PROBLEM TO SOLVE: Skip all pictures, then copy the lines from the start of the data through the line with "LOW_ALARM_GN = 0.0354", keeping both ends.

RECORDED INFORMATION:

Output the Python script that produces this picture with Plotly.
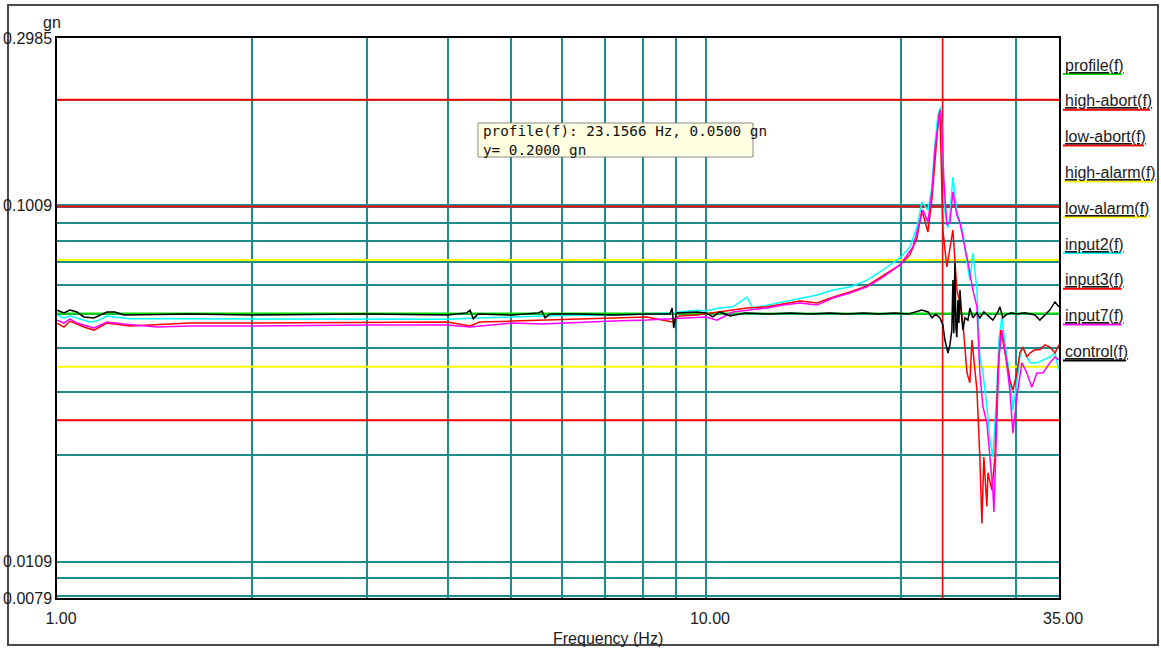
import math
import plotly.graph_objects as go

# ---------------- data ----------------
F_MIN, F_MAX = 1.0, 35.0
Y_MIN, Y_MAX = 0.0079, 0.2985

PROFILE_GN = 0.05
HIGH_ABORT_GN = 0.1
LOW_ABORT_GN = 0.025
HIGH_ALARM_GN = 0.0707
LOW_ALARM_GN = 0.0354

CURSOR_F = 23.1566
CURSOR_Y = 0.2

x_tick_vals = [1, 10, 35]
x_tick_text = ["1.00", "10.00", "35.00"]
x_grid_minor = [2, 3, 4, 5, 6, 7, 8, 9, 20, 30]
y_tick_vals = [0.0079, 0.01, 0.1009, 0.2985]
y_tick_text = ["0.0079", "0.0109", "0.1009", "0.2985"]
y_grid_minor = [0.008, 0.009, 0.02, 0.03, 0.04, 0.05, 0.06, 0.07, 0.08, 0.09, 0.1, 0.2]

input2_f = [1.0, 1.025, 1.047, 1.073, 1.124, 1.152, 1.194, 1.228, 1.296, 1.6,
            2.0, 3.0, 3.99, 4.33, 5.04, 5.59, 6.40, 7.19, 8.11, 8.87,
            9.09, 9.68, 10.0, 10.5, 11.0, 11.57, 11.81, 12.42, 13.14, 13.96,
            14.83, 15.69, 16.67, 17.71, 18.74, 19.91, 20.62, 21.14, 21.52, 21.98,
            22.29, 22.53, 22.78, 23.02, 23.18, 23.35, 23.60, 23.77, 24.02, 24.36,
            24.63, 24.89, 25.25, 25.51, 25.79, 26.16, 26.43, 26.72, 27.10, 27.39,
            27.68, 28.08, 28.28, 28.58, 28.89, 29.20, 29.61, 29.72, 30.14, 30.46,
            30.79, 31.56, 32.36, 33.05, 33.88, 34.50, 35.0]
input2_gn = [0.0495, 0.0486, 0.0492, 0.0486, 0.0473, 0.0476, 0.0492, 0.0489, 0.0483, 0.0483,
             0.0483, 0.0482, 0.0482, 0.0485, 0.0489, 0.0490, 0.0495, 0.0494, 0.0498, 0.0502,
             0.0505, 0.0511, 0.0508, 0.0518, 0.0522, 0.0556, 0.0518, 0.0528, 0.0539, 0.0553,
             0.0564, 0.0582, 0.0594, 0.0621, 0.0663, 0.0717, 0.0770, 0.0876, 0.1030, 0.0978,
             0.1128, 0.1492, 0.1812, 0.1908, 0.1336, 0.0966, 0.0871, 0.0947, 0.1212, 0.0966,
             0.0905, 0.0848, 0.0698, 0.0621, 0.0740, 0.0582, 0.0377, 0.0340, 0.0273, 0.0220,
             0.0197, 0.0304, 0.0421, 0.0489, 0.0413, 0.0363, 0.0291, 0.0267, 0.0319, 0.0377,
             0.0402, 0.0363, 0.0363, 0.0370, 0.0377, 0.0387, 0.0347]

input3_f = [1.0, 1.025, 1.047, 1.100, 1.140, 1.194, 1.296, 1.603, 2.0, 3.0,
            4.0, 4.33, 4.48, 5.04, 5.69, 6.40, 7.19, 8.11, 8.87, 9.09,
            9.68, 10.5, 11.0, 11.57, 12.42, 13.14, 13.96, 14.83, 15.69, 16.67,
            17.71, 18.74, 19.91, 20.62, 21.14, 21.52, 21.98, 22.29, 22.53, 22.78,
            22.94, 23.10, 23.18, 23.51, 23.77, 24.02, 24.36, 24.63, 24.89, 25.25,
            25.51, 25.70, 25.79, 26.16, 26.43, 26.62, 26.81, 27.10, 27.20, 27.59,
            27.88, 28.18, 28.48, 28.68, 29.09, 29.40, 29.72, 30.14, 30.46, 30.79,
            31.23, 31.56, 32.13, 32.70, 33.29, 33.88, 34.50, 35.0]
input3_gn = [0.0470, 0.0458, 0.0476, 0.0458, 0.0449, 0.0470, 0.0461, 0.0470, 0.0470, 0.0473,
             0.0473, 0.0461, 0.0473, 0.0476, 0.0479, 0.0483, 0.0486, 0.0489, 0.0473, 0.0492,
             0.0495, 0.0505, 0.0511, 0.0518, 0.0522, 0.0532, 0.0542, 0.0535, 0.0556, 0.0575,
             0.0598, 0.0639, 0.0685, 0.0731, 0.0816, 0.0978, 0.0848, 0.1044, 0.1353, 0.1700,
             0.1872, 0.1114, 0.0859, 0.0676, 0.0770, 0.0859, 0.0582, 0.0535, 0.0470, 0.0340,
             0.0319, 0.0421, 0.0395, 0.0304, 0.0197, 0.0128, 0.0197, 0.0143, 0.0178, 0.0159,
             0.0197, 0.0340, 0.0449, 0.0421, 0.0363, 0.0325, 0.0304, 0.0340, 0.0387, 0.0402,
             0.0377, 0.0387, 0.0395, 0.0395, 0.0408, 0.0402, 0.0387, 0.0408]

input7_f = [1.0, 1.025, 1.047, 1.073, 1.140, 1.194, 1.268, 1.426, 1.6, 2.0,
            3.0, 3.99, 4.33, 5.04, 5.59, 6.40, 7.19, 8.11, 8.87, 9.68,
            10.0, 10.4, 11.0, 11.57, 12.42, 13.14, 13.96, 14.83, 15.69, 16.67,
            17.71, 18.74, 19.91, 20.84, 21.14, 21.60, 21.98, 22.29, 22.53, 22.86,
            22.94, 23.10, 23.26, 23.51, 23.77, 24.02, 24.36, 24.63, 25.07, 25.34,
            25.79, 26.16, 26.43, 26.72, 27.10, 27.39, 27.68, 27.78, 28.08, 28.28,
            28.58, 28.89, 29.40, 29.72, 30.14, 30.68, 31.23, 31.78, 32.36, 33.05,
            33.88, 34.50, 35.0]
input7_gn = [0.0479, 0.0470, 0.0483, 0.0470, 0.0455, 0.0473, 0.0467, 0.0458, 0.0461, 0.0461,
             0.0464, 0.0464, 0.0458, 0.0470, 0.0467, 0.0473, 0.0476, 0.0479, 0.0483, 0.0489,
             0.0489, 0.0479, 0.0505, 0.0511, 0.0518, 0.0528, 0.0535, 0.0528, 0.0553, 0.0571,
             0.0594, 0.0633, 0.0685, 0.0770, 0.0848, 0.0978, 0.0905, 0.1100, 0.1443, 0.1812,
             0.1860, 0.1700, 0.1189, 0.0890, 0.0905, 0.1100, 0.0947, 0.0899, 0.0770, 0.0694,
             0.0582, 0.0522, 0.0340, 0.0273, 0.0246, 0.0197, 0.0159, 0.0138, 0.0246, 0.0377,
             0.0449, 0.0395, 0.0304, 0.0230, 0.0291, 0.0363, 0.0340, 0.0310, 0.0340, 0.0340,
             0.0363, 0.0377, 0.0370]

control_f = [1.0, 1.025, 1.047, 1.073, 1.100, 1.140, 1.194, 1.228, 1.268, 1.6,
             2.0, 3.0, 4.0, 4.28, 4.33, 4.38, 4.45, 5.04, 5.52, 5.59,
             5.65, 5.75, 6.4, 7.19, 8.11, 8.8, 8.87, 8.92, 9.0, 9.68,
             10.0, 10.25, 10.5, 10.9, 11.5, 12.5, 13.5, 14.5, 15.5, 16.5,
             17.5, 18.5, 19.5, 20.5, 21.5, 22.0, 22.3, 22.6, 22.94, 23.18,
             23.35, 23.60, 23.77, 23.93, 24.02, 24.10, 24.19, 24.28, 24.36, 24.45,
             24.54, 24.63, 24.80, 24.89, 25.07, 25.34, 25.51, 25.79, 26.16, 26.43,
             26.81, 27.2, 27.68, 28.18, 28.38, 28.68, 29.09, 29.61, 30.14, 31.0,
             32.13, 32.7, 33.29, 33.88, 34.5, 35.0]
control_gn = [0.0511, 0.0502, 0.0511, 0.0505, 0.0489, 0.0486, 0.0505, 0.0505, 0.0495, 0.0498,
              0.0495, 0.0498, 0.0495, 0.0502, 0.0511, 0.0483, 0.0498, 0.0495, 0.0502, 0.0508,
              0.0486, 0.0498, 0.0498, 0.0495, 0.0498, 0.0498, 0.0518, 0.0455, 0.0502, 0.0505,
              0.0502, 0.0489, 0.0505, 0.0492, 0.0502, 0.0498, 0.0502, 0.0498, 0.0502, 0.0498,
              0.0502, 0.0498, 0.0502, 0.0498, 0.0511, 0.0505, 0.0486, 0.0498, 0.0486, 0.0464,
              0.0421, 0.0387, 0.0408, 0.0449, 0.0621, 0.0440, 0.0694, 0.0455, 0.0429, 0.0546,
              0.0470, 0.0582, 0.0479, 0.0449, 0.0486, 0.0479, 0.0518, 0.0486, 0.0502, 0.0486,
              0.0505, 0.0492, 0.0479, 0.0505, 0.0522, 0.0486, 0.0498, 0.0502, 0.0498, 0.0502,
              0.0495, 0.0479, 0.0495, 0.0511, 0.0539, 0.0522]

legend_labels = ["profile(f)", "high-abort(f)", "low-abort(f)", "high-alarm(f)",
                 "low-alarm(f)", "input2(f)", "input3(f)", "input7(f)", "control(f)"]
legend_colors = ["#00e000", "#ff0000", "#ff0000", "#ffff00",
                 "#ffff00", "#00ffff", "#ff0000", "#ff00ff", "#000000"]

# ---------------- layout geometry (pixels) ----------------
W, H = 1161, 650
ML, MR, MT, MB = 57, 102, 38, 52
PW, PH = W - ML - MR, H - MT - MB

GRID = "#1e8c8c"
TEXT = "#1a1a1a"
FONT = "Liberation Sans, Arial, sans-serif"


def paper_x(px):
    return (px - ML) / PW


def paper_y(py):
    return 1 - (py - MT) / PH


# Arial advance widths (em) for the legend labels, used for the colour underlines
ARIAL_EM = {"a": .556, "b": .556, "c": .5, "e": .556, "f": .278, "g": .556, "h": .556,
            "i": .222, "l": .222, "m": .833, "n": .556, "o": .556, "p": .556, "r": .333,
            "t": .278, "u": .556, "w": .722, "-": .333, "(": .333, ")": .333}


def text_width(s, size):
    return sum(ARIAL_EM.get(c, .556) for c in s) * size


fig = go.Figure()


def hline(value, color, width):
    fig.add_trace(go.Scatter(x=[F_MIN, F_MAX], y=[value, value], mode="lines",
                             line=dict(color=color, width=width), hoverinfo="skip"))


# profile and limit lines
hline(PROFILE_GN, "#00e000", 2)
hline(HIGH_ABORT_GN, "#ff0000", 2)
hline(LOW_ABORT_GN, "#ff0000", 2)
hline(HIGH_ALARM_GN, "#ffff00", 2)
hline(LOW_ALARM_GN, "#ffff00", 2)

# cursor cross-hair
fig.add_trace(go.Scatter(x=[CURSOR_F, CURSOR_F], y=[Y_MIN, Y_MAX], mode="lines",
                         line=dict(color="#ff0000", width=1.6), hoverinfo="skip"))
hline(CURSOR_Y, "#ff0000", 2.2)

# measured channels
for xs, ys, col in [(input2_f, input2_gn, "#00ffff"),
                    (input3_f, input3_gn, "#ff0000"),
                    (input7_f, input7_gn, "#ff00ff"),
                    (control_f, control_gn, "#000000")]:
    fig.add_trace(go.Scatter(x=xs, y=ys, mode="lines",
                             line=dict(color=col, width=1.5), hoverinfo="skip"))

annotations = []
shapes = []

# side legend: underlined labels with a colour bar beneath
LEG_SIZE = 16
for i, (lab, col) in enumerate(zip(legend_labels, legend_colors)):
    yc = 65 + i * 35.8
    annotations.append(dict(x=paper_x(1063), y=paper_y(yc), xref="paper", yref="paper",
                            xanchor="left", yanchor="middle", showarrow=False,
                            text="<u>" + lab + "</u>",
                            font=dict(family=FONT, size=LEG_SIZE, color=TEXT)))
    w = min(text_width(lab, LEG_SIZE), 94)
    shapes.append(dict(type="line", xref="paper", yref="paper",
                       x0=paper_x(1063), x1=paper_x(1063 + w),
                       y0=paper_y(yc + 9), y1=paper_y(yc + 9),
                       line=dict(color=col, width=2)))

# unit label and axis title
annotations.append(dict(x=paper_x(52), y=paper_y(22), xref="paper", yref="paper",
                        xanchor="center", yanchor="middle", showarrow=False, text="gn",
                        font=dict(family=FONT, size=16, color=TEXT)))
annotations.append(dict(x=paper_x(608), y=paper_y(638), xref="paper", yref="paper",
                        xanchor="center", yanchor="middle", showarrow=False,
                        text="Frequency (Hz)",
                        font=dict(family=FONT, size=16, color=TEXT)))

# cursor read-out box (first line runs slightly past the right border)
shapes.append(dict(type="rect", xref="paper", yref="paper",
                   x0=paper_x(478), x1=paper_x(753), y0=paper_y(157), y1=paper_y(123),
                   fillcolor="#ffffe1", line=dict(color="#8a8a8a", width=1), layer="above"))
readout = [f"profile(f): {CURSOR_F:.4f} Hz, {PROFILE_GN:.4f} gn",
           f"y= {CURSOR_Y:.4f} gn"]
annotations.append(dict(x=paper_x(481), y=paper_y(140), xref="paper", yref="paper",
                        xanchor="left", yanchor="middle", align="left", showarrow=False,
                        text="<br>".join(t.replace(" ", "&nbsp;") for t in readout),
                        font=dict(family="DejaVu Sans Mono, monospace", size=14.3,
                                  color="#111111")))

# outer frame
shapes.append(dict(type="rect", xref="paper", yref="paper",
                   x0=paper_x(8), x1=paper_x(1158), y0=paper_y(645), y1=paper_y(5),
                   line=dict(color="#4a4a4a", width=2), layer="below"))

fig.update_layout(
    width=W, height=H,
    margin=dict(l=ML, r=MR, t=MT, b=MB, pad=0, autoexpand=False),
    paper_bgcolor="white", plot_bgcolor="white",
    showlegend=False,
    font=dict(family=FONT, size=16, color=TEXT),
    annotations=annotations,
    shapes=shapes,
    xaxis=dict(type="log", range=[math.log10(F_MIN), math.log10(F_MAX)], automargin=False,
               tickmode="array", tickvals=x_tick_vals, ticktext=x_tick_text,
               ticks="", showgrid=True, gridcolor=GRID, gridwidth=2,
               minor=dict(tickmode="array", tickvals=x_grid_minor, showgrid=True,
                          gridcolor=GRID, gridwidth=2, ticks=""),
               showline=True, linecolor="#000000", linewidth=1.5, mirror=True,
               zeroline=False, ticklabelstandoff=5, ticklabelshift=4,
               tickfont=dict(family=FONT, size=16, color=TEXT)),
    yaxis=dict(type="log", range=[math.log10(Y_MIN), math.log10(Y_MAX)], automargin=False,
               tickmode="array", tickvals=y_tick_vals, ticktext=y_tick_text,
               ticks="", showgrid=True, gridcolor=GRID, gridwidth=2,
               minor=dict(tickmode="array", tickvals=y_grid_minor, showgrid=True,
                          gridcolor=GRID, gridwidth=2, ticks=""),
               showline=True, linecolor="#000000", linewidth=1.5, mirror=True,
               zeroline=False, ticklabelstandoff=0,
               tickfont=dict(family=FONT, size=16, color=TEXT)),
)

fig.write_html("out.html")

SOLUTION TO THIS TASK:
Output the Python script that produces this picture with Plotly.
import math
import plotly.graph_objects as go

# ---------------- data ----------------
F_MIN, F_MAX = 1.0, 35.0
Y_MIN, Y_MAX = 0.0079, 0.2985

PROFILE_GN = 0.05
HIGH_ABORT_GN = 0.1
LOW_ABORT_GN = 0.025
HIGH_ALARM_GN = 0.0707
LOW_ALARM_GN = 0.0354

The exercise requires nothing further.